The purpose of the Audit Committee shall be to (a) assist the Board of Directors of the Company in its oversight of (1) the integrity of the Company's financial statements, (2) the Company's compliance with legal and regulatory requirements, (3) the Registered Public Accounting Firm's (the "Public Accounting Firm") qualifications and independence, and (4) the performance of the Company's internal audit function and Public Accounting Firm; (b) prepare an audit committee report as required by the rules of the Securities and Exchange Commission (the "SEC") to be included in the Company's annual proxy statement and (c) perform such other functions as set forth herein, which shall be deemed to include the duties and responsibilities set forth in Section 10A-3 of the Securities Exchange Act of 1934, as amended (the "Act").

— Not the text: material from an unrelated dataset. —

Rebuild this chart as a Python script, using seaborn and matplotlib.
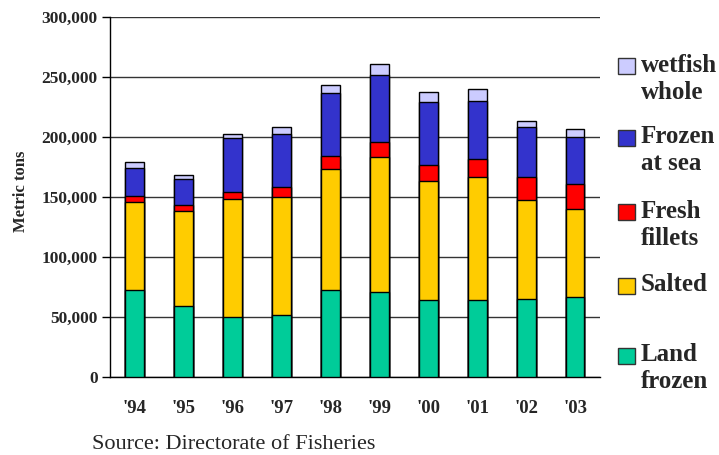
import numpy as np
import pandas as pd
import seaborn as sns
import matplotlib.pyplot as plt
from matplotlib.patches import Rectangle
from matplotlib.ticker import FuncFormatter, MultipleLocator

# ---------------------------------------------------------------
# Data (metric tons)
# ---------------------------------------------------------------
years = ["'94", "'95", "'96", "'97", "'98", "'99", "'00", "'01", "'02", "'03"]
land_frozen = [72500, 58900, 50000, 51400, 72000, 70300, 63900, 63900, 64750, 66200]
salted = [72800, 79200, 98300, 98300, 101100, 113000, 98900, 102500, 82750, 73300]
fresh_fillets = [5300, 5000, 5300, 8300, 10600, 12300, 13800, 15000, 19400, 21300]
frozen_at_sea = [23100, 21700, 45000, 44700, 52800, 56100, 52000, 48600, 41400, 38900]
wetfish_whole = [5000, 3300, 3800, 5600, 6900, 8900, 8600, 10000, 4750, 6900]

series_names = ["Land\nfrozen", "Salted", "Fresh\nfillets", "Frozen\nat sea", "wetfish\nwhole"]
series_colors = ["#00CC99", "#FFCC00", "#FF0000", "#3333CC", "#CCCCFF"]

df = pd.DataFrame({
    "year": years,
    "Land\nfrozen": land_frozen,
    "Salted": salted,
    "Fresh\nfillets": fresh_fillets,
    "Frozen\nat sea": frozen_at_sea,
    "wetfish\nwhole": wetfish_whole,
})

# cumulative sums for the stacked look
cum = df[series_names].cumsum(axis=1)

sns.set_style("white")
plt.rcParams["font.family"] = ["Liberation Serif", "DejaVu Serif"]

fig = plt.figure(figsize=(7.19, 4.55), dpi=100)
ax = fig.add_axes([0.153, 0.172, 0.681, 0.791])

# draw tallest first so each lower segment covers the one above
for name, color in reversed(list(zip(series_names, series_colors))):
    sns.barplot(x=df["year"], y=cum[name], color=color, width=0.38,
                edgecolor="black", linewidth=1, saturation=1, ax=ax, zorder=3)

ax.set_ylim(0, 300000)
ax.set_xlim(-0.5, len(years) - 0.5)
ax.yaxis.set_major_locator(MultipleLocator(50000))
ax.yaxis.set_major_formatter(FuncFormatter(lambda v, p: f"{int(v):,}"))
ax.grid(axis="y", color="#333333", linewidth=1, zorder=0)
ax.grid(axis="x", visible=False)

for s in ["top", "right"]:
    ax.spines[s].set_visible(False)
for s in ["left", "bottom"]:
    ax.spines[s].set_color("black")
    ax.spines[s].set_linewidth(1)

ax.set_xticks(np.arange(len(years)))
ax.set_xticklabels(years)
ax.set_xticks(np.arange(len(years) + 1) - 0.5, minor=True)
ax.tick_params(axis="x", which="major", length=0, pad=17, labelsize=13.5)
ax.tick_params(axis="x", which="minor", length=5, direction="out", color="black", width=1)
ax.tick_params(axis="y", length=6, direction="out", color="black", width=1, labelsize=12.5, pad=3)
ax.tick_params(left=True, bottom=True)
for lab in ax.get_xticklabels() + ax.get_yticklabels():
    lab.set_fontweight("bold")

ax.set_xlabel("")
ax.set_ylabel("Metric tons", fontsize=12, fontweight="bold")
ax.yaxis.set_label_coords(-0.165, 0.515)

# legend built by hand so each box sits beside the first text line
legend_y = [0.857, 0.699, 0.536, 0.374, 0.220]
line_gap = 27 / 455
for name, color, yy in zip(reversed(series_names), reversed(series_colors), legend_y):
    fig.patches.append(Rectangle((0.860, yy - 0.020), 0.023, 0.036, transform=fig.transFigure,
                                 facecolor=color, edgecolor="#333333", linewidth=1))
    for i, line in enumerate(name.split("\n")):
        fig.text(0.891, yy - i * line_gap, line, fontsize=18, fontweight="bold",
                 va="center", ha="left")

fig.text(0.128, 0.024, "Source: Directorate of Fisheries", fontsize=16, ha="left", va="center")

fig.savefig("out.png", dpi=100)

It is not the duty of the Audit Committee to prepare the Company's financial statements, to certify that the Company's financial statements and disclosures are completely accurate and are in accordance with generally accepted accounting principles and applicable rules and regulations, to attest to the Company's internal controls, to plan or conduct the audit or to guarantee the Public Accounting Firm's report. These are the responsibility of management and the Public Accounting Firm. The Audit Committee is charged with the oversight roles for these functions as set out in this Charter.
Moreover, it is not the duty of the Audit Committee to assure the Company's compliance with laws and regulations or the Company’s and its employees’ compliance with the Company's Code of Business Conduct. The primary responsibility for these matters also rests with the Company's management. Also, it is not the duty of the Audit Committee to assure the Board of Directors’ compliance with the Company’s Code of Ethics for Board of Directors. The primary responsibility for such compliance rests with the Board of Directors and Company's management.
The Board of Directors and the Audit Committee also recognize that meeting the responsibilities of an Audit Committee requires a degree of flexibility. To the extent that procedures included in this Charter go beyond what is required of an Audit Committee by existing law and regulation, such procedures are meant to serve as guidelines rather than inflexible rules and the Audit Committee is encouraged to adopt such different or additional procedures as it deems necessary from time to time to fulfill its functions.
The Audit Committee will primarily fulfill its responsibilities by carrying out the activities enumerated in Section V of this Charter.